When the sponsors' cars go by, they throw out what we came to call, affectionately, "crap." Key chains, hats, cookie and saucisson samples (in cellophane bags), and so on. At one point one of the tchotchkes landed on the edge of the road, and when Walt went to pick it up our gendarme yelled at him to be careful not to get run over. During all this, Callie, on a leash, just sat and watched calmly. She didn't bark, she didn't seem afraid, and she was generally on her best behavior.

Here come the riders, with their motorcycle escort.

Yes, we had our own gendarme — a tall, skinny young guy who told us he was assigned to the Tour de France for a week. He was stationed at the end of our friends' gravel road, on a big curve in the paved lane that was the Tour de France route. He made sure no cars came down the gravel road (there were maybe two or three that arrived from somewhere over the course of the afternoon), directed traffic when for some reason a traffic jam developed during the passing of the caravan, and chatted with us spectators.

The whir of the spokes and the whine of tires on pavement
as the peloton sped past were memorable sounds.

The pack of cyclists, the peloton, finally showed up at about 4:30, an hour late because of the strong headwind they had to ride into all day. We had plenty of time between the caravan parade and the bicycle race to walk back up to the house for bathroom visits and to get another bottle of wine and some snack foods. The rain held off, with just a couple of very moments of light drizzle, and then the sun came out brightly and quickly warmed things up by 4:00 or so.

And then it was over in the blink of an eye...

When we saw helicopters on the horizon to the west, we knew the cyclists were approaching. I went over and stepped down into a ditch along the side of the road — remember, with the drought everything is powder-dry — so that I could get some good shots of the approaching riders at pavement level. It worked, but the race passed by so fast that my little camera wasn't really up to the task. I did snap a few shots, as you see here.

A portrait of "our" gendarme doing his job

When Walt and I go home, we scanned through the TV coverage of the day. We saw videos of some of the region's famous châteaux, as we had hoped — Amboise, Montrichard, Chenonceau, Montpoupon, and less-famous Le Mousseau and L'Estang at Orbigny, and so on. We didn't see our friends' house on camera — that's too bad. However, we did see ourselves, standing on the side of the road and taking pictures as the lead riders raced past. I'll capture some stills from that coverage today and post them tomorrow if I can.
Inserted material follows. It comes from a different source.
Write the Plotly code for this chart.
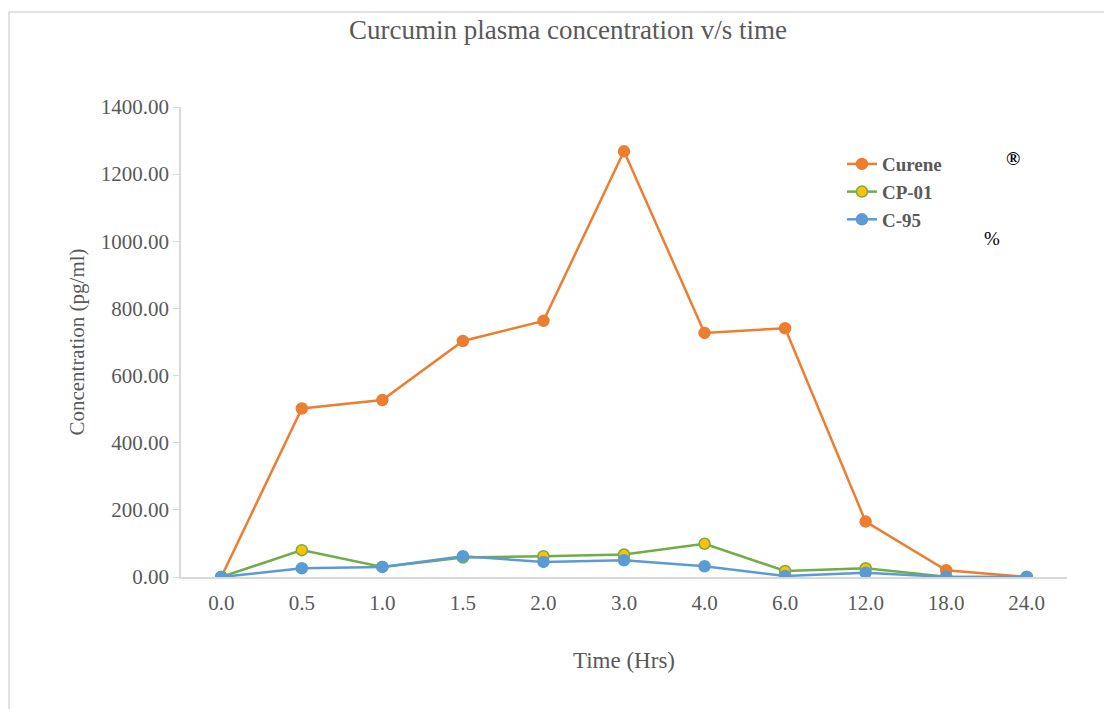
import plotly.graph_objects as go

time_labels = ["0.0", "0.5", "1.0", "1.5", "2.0", "3.0", "4.0", "6.0", "12.0", "18.0", "24.0"]
curene = [0, 502, 527, 703, 763, 1268, 727, 741, 165, 20, 0]
cp01 = [0, 80, 30, 58, 62, 67, 99, 18, 26, 1, 0]
c95 = [0, 26, 30, 62, 45, 50, 32, 3, 13, 0, 0]

series = [
    ("Curene", curene, "#ED7D31", "#ED7D31", "#ED7D31"),
    ("CP-01", cp01, "#70AD47", "#FFC000", "#70AD47"),
    ("C-95", c95, "#5B9BD5", "#5B9BD5", "#5B9BD5"),
]

FONT = "Liberation Serif, Times New Roman, serif"
GRAY = "#595959"

fig = go.Figure()
for name, vals, lc, mfill, mline in series:
    fig.add_trace(go.Scatter(
        x=list(range(len(time_labels))), y=vals, name=name, mode="lines+markers",
        line=dict(color=lc, width=2.5),
        marker=dict(symbol="circle", size=11, color=mfill, line=dict(color=mline, width=1.5)),
    ))

fig.update_layout(
    width=1112, height=709,
    paper_bgcolor="white", plot_bgcolor="white",
    margin=dict(l=173, r=53, t=99, b=140),
    title=dict(text="Curcumin plasma concentration v/s time", x=0.5036, xanchor="center",
               y=0.969, yanchor="middle", font=dict(family=FONT, size=27, color=GRAY)),
    font=dict(family=FONT, color=GRAY, size=21),
    showlegend=True,
    legend=dict(x=0.746, y=0.919, xanchor="left", yanchor="top", bgcolor="rgba(0,0,0,0)",
                font=dict(family=FONT, size=19, color=GRAY, weight="bold"),
                itemwidth=30, tracegroupgap=0),
    xaxis=dict(
        range=[-0.5, 10.5], tickmode="array", tickvals=list(range(len(time_labels))),
        ticktext=time_labels, showgrid=False, zeroline=False,
        showline=True, linecolor="#D9D9D9", linewidth=1.5,
        ticks="", ticklabelstandoff=6, tickfont=dict(family=FONT, size=21, color=GRAY),
        title=dict(text="Time (Hrs)", font=dict(family=FONT, size=23, color=GRAY), standoff=38),
    ),
    yaxis=dict(
        range=[0, 1400], tickmode="array", tickvals=[0, 200, 400, 600, 800, 1000, 1200, 1400],
        tickformat=".2f", showgrid=False, zeroline=False,
        showline=True, linecolor="#D9D9D9", linewidth=1.5,
        ticks="outside", ticklen=6, tickcolor="#D9D9D9",
        tickfont=dict(family=FONT, size=21, color=GRAY),
        title=dict(text="Concentration (pg/ml)", font=dict(family=FONT, size=21, color=GRAY), standoff=10),
    ),
)

fig.add_shape(type="rect", xref="paper", yref="paper",
              x0=(1 - 173) / 886, x1=1.2, y0=-0.5, y1=1.202,
              line=dict(color="#D9D9D9", width=1.5), fillcolor="rgba(0,0,0,0)", layer="below")

fig.add_annotation(text="®", xref="paper", yref="paper", x=(1013 - 181) / 886, y=(577 - 158) / 470,
                   xanchor="center", yanchor="middle",
                   showarrow=False, font=dict(family=FONT, size=19, color="black", weight="bold"))
fig.add_annotation(text="%", xref="paper", yref="paper", x=(992 - 181) / 886, y=(577 - 238) / 470,
                   xanchor="center", yanchor="middle",
                   showarrow=False, font=dict(family=FONT, size=19, color="black"))

fig.write_html("out.html")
  1. Bravo, you got some great shots!

  2. That is so cool that you participated and were even on TV. It's easy to be a Tour fan when it's in your own backyard, isn't it? Sounds like a fun day. xo

  3. It seems a to be over so quickly doesn't it, but at least the caravan stretches the day out a bit. It is definitely better I have decided to watch a time trial as we did when it was near Angouleme, the day lasts much longer! Diane

  4. You captured it brilliantly Ken. What a great experience... and I rather like your own personal Gendarme :)

  5. Sounds like you had a great day:-) We watched it on the TV after waving goodbye to our guests around noon. It was fun recognising places we've been and little back roads we've driven.

  6. Hello from Australia. I read your blog often, and last night watched the Tour in the hope I would see some of the St Aignan area we stayed in at Christmas. It was beautiful, you got some great pictures, and who knows...I may have even seen you on the TV. Love your blog Ken!

  7. Looking forward to tonight's stage in the mountains Ken. But I need an evening nap to wake uo to watch in the late hours.. Love the coverage showing Chenonceau.
    Later next week we see it go thru Saint Chinian in the Languedoc, another favorite village of ours.

  8. I wish I had been there. Thanks for the great shots.

  9. Can you tell from your TV coverage where you are on the racecourse? Our coverage includes a kilometers-to-go counter, does yours? We saved the recording so we can try to find you.

  10. Love your Tour coverage, Ken! We are watching the race as I type. The guys are going downhill in the Auvergne and it's rather spooky. Voila les vaches;)

  11. That was great. That vaugely attractive young man is old enough to be a policeman?

  12. I kept looking for you guys but I didn't see you. Well, more than likely, I saw you and did't know it.

  13. The guy in the 2nd baguette-mobile looks like he's ready to rob a bank - I can just imagine the witnesses describing the getaway car.

    Glad Walt didn't get run over...

  14. Oh, curious...what time did they stop traffic on the road and how log after the racers passed, did they re-open it to the public?

  15. Ken,
    We love your blog!!!! You seem to have an artist eye, since you always have the best shots! Again, thanks for sharing a little slice of your paradise with us.....

  16. Hi Tom, the counter on my screen shows 64.7 km. I'm on the right, standing down in the ditch with one leg up on the rise. Harriet, Walt, Callie, and our other friends are just to the left of me, next to the tree and in front of the cars. I'll put the picture in by blog post tomorrow.

    Starman, the road closed at noon. The caravan came through between two and three, and the cyclists between 4:30 and 5:00. Then they re-opened the road.

    John, the gendarme's warning surprised Walt, because he wasn't in any danger. He was a very young cop, not very experienced.

    Craig et al., :^)

  17. aaah fabulous. I'm so very jealous! I love watching le Tour on the tv every year, enjoying the scenery and the race itself. Your photos are wonderful, thanks for sharing.

  18. Damn! Our coverage stopped for a commercial break at 65.4km and returned at 63.7. We didn't get to see you.